#### Task to complete:
All of the entries need to be written out again, exactly as they are.
>>>
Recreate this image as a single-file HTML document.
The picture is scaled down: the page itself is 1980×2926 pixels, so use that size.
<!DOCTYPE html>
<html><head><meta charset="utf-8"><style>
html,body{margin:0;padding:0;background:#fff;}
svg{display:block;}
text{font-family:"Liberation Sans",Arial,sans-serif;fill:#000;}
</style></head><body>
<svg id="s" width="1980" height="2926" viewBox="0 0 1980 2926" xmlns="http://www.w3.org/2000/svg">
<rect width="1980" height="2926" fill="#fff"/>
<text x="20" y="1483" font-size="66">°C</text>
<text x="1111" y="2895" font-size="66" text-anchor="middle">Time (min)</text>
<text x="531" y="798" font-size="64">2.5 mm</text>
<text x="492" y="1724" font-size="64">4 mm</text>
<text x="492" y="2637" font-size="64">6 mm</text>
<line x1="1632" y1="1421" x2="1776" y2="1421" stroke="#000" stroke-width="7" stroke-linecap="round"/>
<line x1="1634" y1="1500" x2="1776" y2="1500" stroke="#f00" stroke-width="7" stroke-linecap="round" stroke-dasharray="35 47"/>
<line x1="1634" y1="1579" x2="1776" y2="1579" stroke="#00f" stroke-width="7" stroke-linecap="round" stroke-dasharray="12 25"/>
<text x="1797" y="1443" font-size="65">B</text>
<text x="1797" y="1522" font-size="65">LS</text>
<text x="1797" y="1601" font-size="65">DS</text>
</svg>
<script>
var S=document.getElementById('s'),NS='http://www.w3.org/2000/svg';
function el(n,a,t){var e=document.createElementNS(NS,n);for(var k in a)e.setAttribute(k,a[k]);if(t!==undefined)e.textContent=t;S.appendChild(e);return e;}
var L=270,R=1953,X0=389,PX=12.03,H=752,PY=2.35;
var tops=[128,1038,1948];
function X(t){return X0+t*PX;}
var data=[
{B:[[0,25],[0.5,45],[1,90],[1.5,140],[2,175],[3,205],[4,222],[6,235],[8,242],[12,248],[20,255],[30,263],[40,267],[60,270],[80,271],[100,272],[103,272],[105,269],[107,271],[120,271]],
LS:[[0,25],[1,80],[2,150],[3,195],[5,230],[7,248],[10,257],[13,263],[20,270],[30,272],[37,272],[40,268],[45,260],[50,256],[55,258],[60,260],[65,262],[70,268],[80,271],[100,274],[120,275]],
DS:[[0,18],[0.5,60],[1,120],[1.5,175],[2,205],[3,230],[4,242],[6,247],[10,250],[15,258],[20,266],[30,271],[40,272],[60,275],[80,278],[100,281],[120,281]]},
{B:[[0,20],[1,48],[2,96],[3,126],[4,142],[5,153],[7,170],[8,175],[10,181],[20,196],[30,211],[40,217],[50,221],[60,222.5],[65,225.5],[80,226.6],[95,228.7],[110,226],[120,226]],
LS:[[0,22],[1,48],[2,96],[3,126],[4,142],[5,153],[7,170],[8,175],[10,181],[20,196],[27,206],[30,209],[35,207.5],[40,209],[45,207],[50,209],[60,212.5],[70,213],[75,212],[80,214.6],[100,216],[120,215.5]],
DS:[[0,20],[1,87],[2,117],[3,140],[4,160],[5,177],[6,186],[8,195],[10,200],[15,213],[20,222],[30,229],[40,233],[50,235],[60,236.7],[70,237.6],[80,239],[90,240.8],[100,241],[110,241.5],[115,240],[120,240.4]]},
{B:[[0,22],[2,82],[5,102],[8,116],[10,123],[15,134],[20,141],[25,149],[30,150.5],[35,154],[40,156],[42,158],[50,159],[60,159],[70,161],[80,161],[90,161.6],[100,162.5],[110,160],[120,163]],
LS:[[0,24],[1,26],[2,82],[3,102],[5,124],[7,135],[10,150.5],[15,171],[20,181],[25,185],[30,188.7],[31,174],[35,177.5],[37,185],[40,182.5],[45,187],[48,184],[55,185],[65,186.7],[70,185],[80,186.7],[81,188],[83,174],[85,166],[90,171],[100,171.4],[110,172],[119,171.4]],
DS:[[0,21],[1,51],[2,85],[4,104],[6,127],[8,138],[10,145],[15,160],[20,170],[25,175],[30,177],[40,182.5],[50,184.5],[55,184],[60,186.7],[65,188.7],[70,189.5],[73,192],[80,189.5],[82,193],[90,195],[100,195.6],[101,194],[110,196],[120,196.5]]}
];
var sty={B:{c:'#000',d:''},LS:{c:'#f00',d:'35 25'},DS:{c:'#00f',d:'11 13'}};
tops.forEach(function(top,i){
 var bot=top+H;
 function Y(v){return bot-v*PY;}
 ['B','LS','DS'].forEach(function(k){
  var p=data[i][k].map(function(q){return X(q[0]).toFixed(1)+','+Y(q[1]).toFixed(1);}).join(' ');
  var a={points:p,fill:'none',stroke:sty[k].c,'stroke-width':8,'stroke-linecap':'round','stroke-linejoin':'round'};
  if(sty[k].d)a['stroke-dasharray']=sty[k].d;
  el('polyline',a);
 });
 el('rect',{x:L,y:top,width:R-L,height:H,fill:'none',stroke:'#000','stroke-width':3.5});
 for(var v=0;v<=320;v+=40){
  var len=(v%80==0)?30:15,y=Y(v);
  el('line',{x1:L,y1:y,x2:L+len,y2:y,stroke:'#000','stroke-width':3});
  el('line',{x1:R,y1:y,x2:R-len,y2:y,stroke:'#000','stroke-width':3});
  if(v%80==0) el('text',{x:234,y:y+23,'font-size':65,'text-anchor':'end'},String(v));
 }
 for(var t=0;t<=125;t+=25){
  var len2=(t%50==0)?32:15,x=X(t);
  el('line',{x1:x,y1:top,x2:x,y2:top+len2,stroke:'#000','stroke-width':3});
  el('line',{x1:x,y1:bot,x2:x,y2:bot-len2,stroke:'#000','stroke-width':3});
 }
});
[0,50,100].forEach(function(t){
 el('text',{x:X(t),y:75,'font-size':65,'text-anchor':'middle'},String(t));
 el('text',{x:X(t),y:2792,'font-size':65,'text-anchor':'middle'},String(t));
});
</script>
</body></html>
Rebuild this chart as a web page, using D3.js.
<<<
#### Solution for this exercise:
Recreate this image as a single-file HTML document.
The picture is scaled down: the page itself is 1980×2926 pixels, so use that size.
<!DOCTYPE html>
<html><head><meta charset="utf-8"><style>
html,body{margin:0;padding:0;background:#fff;}
svg{display:block;}
text{font-family:"Liberation Sans",Arial,sans-serif;fill:#000;}
</style></head><body>
<svg id="s" width="1980" height="2926" viewBox="0 0 1980 2926" xmlns="http://www.w3.org/2000/svg">
<rect width="1980" height="2926" fill="#fff"/>
<text x="20" y="1483" font-size="66">°C</text>
<text x="1111" y="2895" font-size="66" text-anchor="middle">Time (min)</text>
<text x="531" y="798" font-size="64">2.5 mm</text>
<text x="492" y="1724" font-size="64">4 mm</text>
<text x="492" y="2637" font-size="64">6 mm</text>
<line x1="1632" y1="1421" x2="1776" y2="1421" stroke="#000" stroke-width="7" stroke-linecap="round"/>
<line x1="1634" y1="1500" x2="1776" y2="1500" stroke="#f00" stroke-width="7" stroke-linecap="round" stroke-dasharray="35 47"/>
<line x1="1634" y1="1579" x2="1776" y2="1579" stroke="#00f" stroke-width="7" stroke-linecap="round" stroke-dasharray="12 25"/>
<text x="1797" y="1443" font-size="65">B</text>
<text x="1797" y="1522" font-size="65">LS</text>
<text x="1797" y="1601" font-size="65">DS</text>
</svg>
<script>
var S=document.getElementById('s'),NS='http://www.w3.org/2000/svg';
function el(n,a,t){var e=document.createElementNS(NS,n);for(var k in a)e.setAttribute(k,a[k]);if(t!==undefined)e.textContent=t;S.appendChild(e);return e;}
var L=270,R=1953,X0=389,PX=12.03,H=752,PY=2.35;
var tops=[128,1038,1948];
function X(t){return X0+t*PX;}
var data=[
{B:[[0,25],[0.5,45],[1,90],[1.5,140],[2,175],[3,205],[4,222],[6,235],[8,242],[12,248],[20,255],[30,263],[40,267],[60,270],[80,271],[100,272],[103,272],[105,269],[107,271],[120,271]],
LS:[[0,25],[1,80],[2,150],[3,195],[5,230],[7,248],[10,257],[13,263],[20,270],[30,272],[37,272],[40,268],[45,260],[50,256],[55,258],[60,260],[65,262],[70,268],[80,271],[100,274],[120,275]],
DS:[[0,18],[0.5,60],[1,120],[1.5,175],[2,205],[3,230],[4,242],[6,247],[10,250],[15,258],[20,266],[30,271],[40,272],[60,275],[80,278],[100,281],[120,281]]},
{B:[[0,20],[1,48],[2,96],[3,126],[4,142],[5,153],[7,170],[8,175],[10,181],[20,196],[30,211],[40,217],[50,221],[60,222.5],[65,225.5],[80,226.6],[95,228.7],[110,226],[120,226]],
LS:[[0,22],[1,48],[2,96],[3,126],[4,142],[5,153],[7,170],[8,175],[10,181],[20,196],[27,206],[30,209],[35,207.5],[40,209],[45,207],[50,209],[60,212.5],[70,213],[75,212],[80,214.6],[100,216],[120,215.5]],
DS:[[0,20],[1,87],[2,117],[3,140],[4,160],[5,177],[6,186],[8,195],[10,200],[15,213],[20,222],[30,229],[40,233],[50,235],[60,236.7],[70,237.6],[80,239],[90,240.8],[100,241],[110,241.5],[115,240],[120,240.4]]},
{B:[[0,22],[2,82],[5,102],[8,116],[10,123],[15,134],[20,141],[25,149],[30,150.5],[35,154],[40,156],[42,158],[50,159],[60,159],[70,161],[80,161],[90,161.6],[100,162.5],[110,160],[120,163]],
LS:[[0,24],[1,26],[2,82],[3,102],[5,124],[7,135],[10,150.5],[15,171],[20,181],[25,185],[30,188.7],[31,174],[35,177.5],[37,185],[40,182.5],[45,187],[48,184],[55,185],[65,186.7],[70,185],[80,186.7],[81,188],[83,174],[85,166],[90,171],[100,171.4],[110,172],[119,171.4]],
DS:[[0,21],[1,51],[2,85],[4,104],[6,127],[8,138],[10,145],[15,160],[20,170],[25,175],[30,177],[40,182.5],[50,184.5],[55,184],[60,186.7],[65,188.7],[70,189.5],[73,192],[80,189.5],[82,193],[90,195],[100,195.6],[101,194],[110,196],[120,196.5]]}
];
var sty={B:{c:'#000',d:''},LS:{c:'#f00',d:'35 25'},DS:{c:'#00f',d:'11 13'}};
tops.forEach(function(top,i){
 var bot=top+H;
 function Y(v){return bot-v*PY;}
 ['B','LS','DS'].forEach(function(k){
  var p=data[i][k].map(function(q){return X(q[0]).toFixed(1)+','+Y(q[1]).toFixed(1);}).join(' ');
  var a={points:p,fill:'none',stroke:sty[k].c,'stroke-width':8,'stroke-linecap':'round','stroke-linejoin':'round'};
  if(sty[k].d)a['stroke-dasharray']=sty[k].d;
  el('polyline',a);
 });
 el('rect',{x:L,y:top,width:R-L,height:H,fill:'none',stroke:'#000','stroke-width':3.5});
 for(var v=0;v<=320;v+=40){
  var len=(v%80==0)?30:15,y=Y(v);
  el('line',{x1:L,y1:y,x2:L+len,y2:y,stroke:'#000','stroke-width':3});
  el('line',{x1:R,y1:y,x2:R-len,y2:y,stroke:'#000','stroke-width':3});
  if(v%80==0) el('text',{x:234,y:y+23,'font-size':65,'text-anchor':'end'},String(v));
 }
 for(var t=0;t<=125;t+=25){
  var len2=(t%50==0)?32:15,x=X(t);
  el('line',{x1:x,y1:top,x2:x,y2:top+len2,stroke:'#000','stroke-width':3});
  el('line',{x1:x,y1:bot,x2:x,y2:bot-len2,stroke:'#000','stroke-width':3});
 }
});
[0,50,100].forEach(function(t){
 el('text',{x:X(t),y:75,'font-size':65,'text-anchor':'middle'},String(t));
 el('text',{x:X(t),y:2792,'font-size':65,'text-anchor':'middle'},String(t));
});
</script>
</body></html>
Rebuild this chart as a web page, using D3.js.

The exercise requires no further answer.